Feature
Gaza Tak Dijual: Penolakan terhadap Trump

Di Gaza, di tengah reruntuhan yang menceritakan kesedihan panjang, suara-suara keras menggema menentang rencana kontroversial Presiden AS, Donald Trump. Warga Palestina menolak tegas ide Trump untuk mengambil alih Gaza dan memindahkan mereka ke tempat lain. Mereka bersumpah tak akan meninggalkan tanah yang telah menjadi saksi bisu perjuangan mereka selama bertahun-tahun. “Trump bisa pergi ke neraka bersama ide-ide, uang, dan keyakinannya,” kata Samir Abu Basel, seorang ayah lima anak yang tinggal di Gaza City, dengan tegas.
Bagi Samir, tanah ini adalah warisan, tempat di mana sejarah dan hidupnya berakar. “Jika dia ingin menyelesaikan konflik ini, dia harus membawa orang Israel dan menempatkan mereka di salah satu negara bagian di Amerika. Mereka adalah orang asing, bukan kami. Kami adalah pemilik tanah ini,” lanjutnya dengan suara penuh keberanian. Dengan penuh keteguhan, Samir menegaskan bahwa meskipun mereka terus terancam, mereka tak akan meninggalkan rumah yang kini rusak akibat serangan.
Trump mengusulkan untuk membangun sebuah resor mewah di Gaza, membayangkan sebuah tempat yang indah dan teratur di kawasan yang dilanda perang. Namun bagi Samir dan banyak lainnya di Gaza, mimpi itu hanyalah khayalan. “Dia berbicara dengan penuh kesombongan.
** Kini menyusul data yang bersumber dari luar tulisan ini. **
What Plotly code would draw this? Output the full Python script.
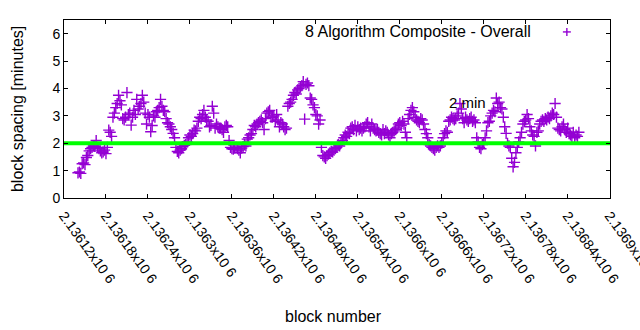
import plotly.graph_objects as go

# Block spacing (minutes) sampled every 2 blocks, starting at block 2136140
first_block = 2136140
block_step = 2
spacing = [
    0.92, 0.95, 0.90, 1.25, 1.28, 1.22, 1.48, 1.55, 1.72, 1.80,
    1.85, 1.90, 1.88, 2.10, 1.85, 1.80, 1.72, 1.65, 1.68,
    1.75, 1.62, 1.85, 2.48, 2.40, 2.25, 2.95, 3.10, 3.30,
    3.45, 3.75, 3.55, 3.40, 2.90, 2.85, 2.95, 3.85, 3.05,
    3.10, 2.66, 2.95, 3.20, 3.05, 3.60, 3.25, 3.35, 3.45, 3.75,
    3.50, 3.10, 2.70, 3.05, 2.95, 2.42, 2.65, 3.00, 2.95,
    3.15, 3.20, 3.30, 3.60, 3.35, 3.20, 3.15, 2.90, 2.75,
    2.70, 2.60, 2.50, 2.36, 2.20, 1.85, 1.70, 1.65, 1.75,
    1.80, 1.88, 1.92, 1.95, 2.05, 2.20, 2.30, 2.25, 2.35, 2.48,
    2.45, 2.55, 2.80, 2.95, 2.90, 3.05, 3.20, 2.95, 2.85,
    2.80, 2.60, 2.65, 3.35, 3.10, 2.55, 2.70, 2.60, 2.55,
    2.55, 2.50, 2.40, 2.60, 2.65, 2.60, 2.10, 1.85, 1.80,
    1.78, 1.82, 1.85, 1.80, 1.75, 1.65, 1.82, 1.88, 1.95, 1.90,
    2.15, 2.20, 2.30, 2.35, 2.50, 2.65, 2.60, 2.70, 2.75,
    2.80, 2.85, 2.75, 2.50, 2.90, 3.10, 3.15, 3.20, 2.95,
    2.95, 3.00, 2.80, 3.05, 2.85, 2.60, 2.75, 2.70, 2.60,
    2.50, 2.55, 3.35, 3.45, 3.50, 3.60, 3.75, 3.85, 3.80, 3.95,
    4.00, 4.05, 4.10, 4.25, 2.88, 4.15, 4.20, 4.10, 3.65,
    3.60, 3.40, 3.30, 3.05, 3.00, 2.70, 2.85, 1.85, 1.55,
    1.50, 1.45, 1.55, 1.60, 1.65, 1.70, 1.68, 1.75, 1.80,
    1.85, 1.95, 1.90, 2.00, 2.10, 2.20, 2.30, 2.25, 2.40, 2.35,
    2.55, 2.60, 2.50, 2.65, 2.45, 2.60, 2.50, 2.55, 2.45,
    2.55, 2.60, 2.70, 2.75, 2.60, 2.45, 2.70, 2.55, 2.50,
    2.45, 2.50, 2.40, 2.35, 2.30, 2.50, 2.35, 2.45, 2.40,
    2.30, 2.20, 2.35, 2.40, 2.45, 2.50, 2.55, 2.70, 2.75, 2.65,
    2.80, 2.70, 2.40, 2.20, 2.90, 3.05, 3.20, 3.30, 3.15,
    2.95, 2.85, 2.80, 2.75, 2.90, 2.85, 2.70, 2.50, 2.35,
    2.20, 1.95, 1.90, 1.85, 1.80, 1.75, 1.85, 1.90, 1.85,
    1.90, 2.00, 2.20, 2.35, 2.45, 2.40, 2.80, 2.85, 2.95, 2.90,
    2.85, 2.90, 3.00, 3.10, 3.45, 3.25, 2.90, 2.75, 2.95,
    2.85, 2.80, 2.90, 2.95, 2.80, 2.85, 2.75, 2.20, 2.05,
    1.85, 1.80, 1.95, 2.00, 2.20, 2.45, 2.75, 2.80, 3.00,
    3.10, 3.20, 3.15, 3.65, 3.45, 3.50, 3.30, 3.25, 2.95, 2.60,
    2.36, 2.00, 1.90, 1.85, 1.45, 1.14, 1.30, 1.65, 1.85,
    2.05, 2.20, 2.40, 2.70, 2.80, 2.85, 3.05, 2.90, 2.60,
    2.45, 2.30, 2.25, 1.90, 2.40, 2.45, 2.70, 2.80, 2.85,
    2.80, 2.90, 2.85, 2.95, 2.90, 3.00, 3.10, 3.05, 3.45, 2.95,
    2.55, 2.50, 2.45, 2.60, 2.70, 2.50, 2.40, 2.55, 2.35,
    2.30, 2.25, 2.40, 2.20, 2.30, 2.25, 2.40,
]
blocks = [first_block + i * block_step for i in range(len(spacing))]

target_minutes = 2.0
x_range = [2136120, 2136900.5]
y_range = [0, 6.5]
x_ticks = list(range(2136120, 2136901, 60))
x_tick_text = [f"{t / 1e6:.6g}x10 6" for t in x_ticks]
y_ticks = [0, 1, 2, 3, 4, 5, 6]

series_name = "8 Algorithm Composite - Overall"
purple = "#9400D3"
green = "#00FF00"
font = "Liberation Sans, Arial, sans-serif"

fig = go.Figure()
fig.add_trace(go.Scatter(
    x=blocks, y=spacing, mode="markers", name=series_name,
    marker=dict(symbol="cross-thin", size=8, line=dict(color=purple, width=1.4)),
    showlegend=False,
))
fig.add_trace(go.Scatter(
    x=x_range, y=[target_minutes, target_minutes], mode="lines",
    line=dict(color=green, width=4), showlegend=False,
))

axis_common = dict(
    showgrid=False, zeroline=False, showline=True, linecolor="black",
    linewidth=1, mirror="allticks", ticks="inside", ticklen=4,
    tickcolor="black", tickfont=dict(family=font, size=14, color="black"),
)
fig.update_xaxes(range=x_range, tickvals=x_ticks, ticktext=x_tick_text,
                 tickangle=54, ticklabelstandoff=3, ticklabeloverflow="allow",
                 **axis_common)
fig.update_yaxes(range=y_range, tickvals=y_ticks, **axis_common)

fig.add_annotation(x=2136667, y=3.5, text="2 min", showarrow=False,
                   xanchor="left", yanchor="middle",
                   font=dict(family=font, size=15, color="black"))
# key: text right-aligned, followed by the point sample
key_y = 0.933
fig.add_annotation(x=0.859, y=key_y, xref="paper", yref="paper",
                   text=series_name, showarrow=False, xanchor="right",
                   yanchor="middle",
                   font=dict(family=font, size=16, color="black"))
key_x, half_w, half_h = 0.921, 0.0073, 0.0225
fig.add_shape(type="line", xref="paper", yref="paper",
              x0=key_x - half_w, x1=key_x + half_w, y0=key_y, y1=key_y,
              line=dict(color=purple, width=1.4))
fig.add_shape(type="line", xref="paper", yref="paper",
              x0=key_x, x1=key_x, y0=key_y - half_h, y1=key_y + half_h,
              line=dict(color=purple, width=1.4))

fig.add_annotation(x=0.494, y=-0.665, xref="paper", yref="paper",
                   text="block number", showarrow=False,
                   xanchor="center", yanchor="middle",
                   font=dict(family=font, size=16, color="black"))
fig.add_annotation(x=-0.086, y=0.5, xref="paper", yref="paper",
                   text="block spacing [minutes]", showarrow=False,
                   textangle=-90, xanchor="center", yanchor="middle",
                   font=dict(family=font, size=16, color="black"))

fig.update_layout(
    width=640, height=330,
    margin=dict(l=64, r=30, t=20, b=132, autoexpand=False),
    plot_bgcolor="white", paper_bgcolor="white",
    font=dict(family=font, size=14, color="black"),
)
fig.write_html("out.html")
Dia bisa menguji kami, dan segera dia akan tahu bahwa fantasinya tidak akan berhasil di sini,” tambahnya dengan senyuman sinis. Kata-kata ini bukan hanya protes, tapi juga sebuah penegasan bahwa Gaza bukanlah tempat untuk meninggalkan warisan mereka.
Dalam banyak percakapan via aplikasi chat, Um Tamer Jamal, seorang ibu berusia 65 tahun dengan enam anak, mengungkapkan kekhawatirannya yang mendalam. Ketakutan mereka akan sebuah “Nakba” kedua, sebuah bencana besar yang mirip dengan peristiwa pada tahun 1948 saat ratusan ribu orang Palestina terpaksa meninggalkan rumah mereka, begitu mendalam. “Kami tidak akan meninggalkan daerah kami. Kami telah mendidik anak-anak kami agar mereka tidak boleh meninggalkan rumah mereka dan tidak membiarkan Nakba kedua terjadi,” kata Um Tamer, suaranya penuh dengan kepastian dan harapan.
Namun, meski banyak yang telah melawan keras, ketidakpastian masih menyelimuti. Rencana Trump disambut kecaman keras dari pemimpin Palestina dan juga masyarakat internasional. Pemimpin Otoritas Palestina Mahmoud Abbas menegaskan bahwa mereka tidak akan melepaskan tanah, hak, dan situs suci mereka. Gaza adalah bagian tak terpisahkan dari negara Palestina, bersama dengan Tepi Barat yang terjajah dan Yerusalem Timur yang terpisah. Begitu juga dengan Hamas, Sami Abu Zuhri, dengan tegas menyatakan bahwa ide Trump adalah hal yang absurd dan berbahaya bagi perdamaian di kawasan tersebut.
Di tengah segala ketegangan ini, di Khan Younis, wilayah selatan Gaza, keluarga-keluarga yang duduk di tengah puing-puing bangunan yang hancur, berjanji untuk tetap tinggal di tanah mereka. Mereka menunggu bukan untuk dipaksa meninggalkan tempat ini, tetapi untuk dibangunkan kembali rumah-rumah mereka yang telah rata dengan tanah. “Anda membantu Israel dalam kehancuran ini. Sekarang, Anda harus membantu membangun kembali untuk kami, selama kami masih berada di tanah ini. Anda tidak bisa berkata kami harus pergi agar Anda bisa membangunnya,” kata Ahmed Shahin, dengan amarah yang terpendam namun penuh harapan.
Suasana di Gaza bagaikan palung emosi yang mendalam, dengan ketakutan, kemarahan, dan harapan yang bercampur. Setiap orang di sini memiliki kisah yang tak terhitung jumlahnya, dan mereka semua bersatu dalam satu tujuan: untuk mempertahankan rumah mereka. Terlepas dari ancaman yang datang dari luar, Gaza tetap berdiri teguh, seperti batu karang yang tak tergoyahkan oleh badai.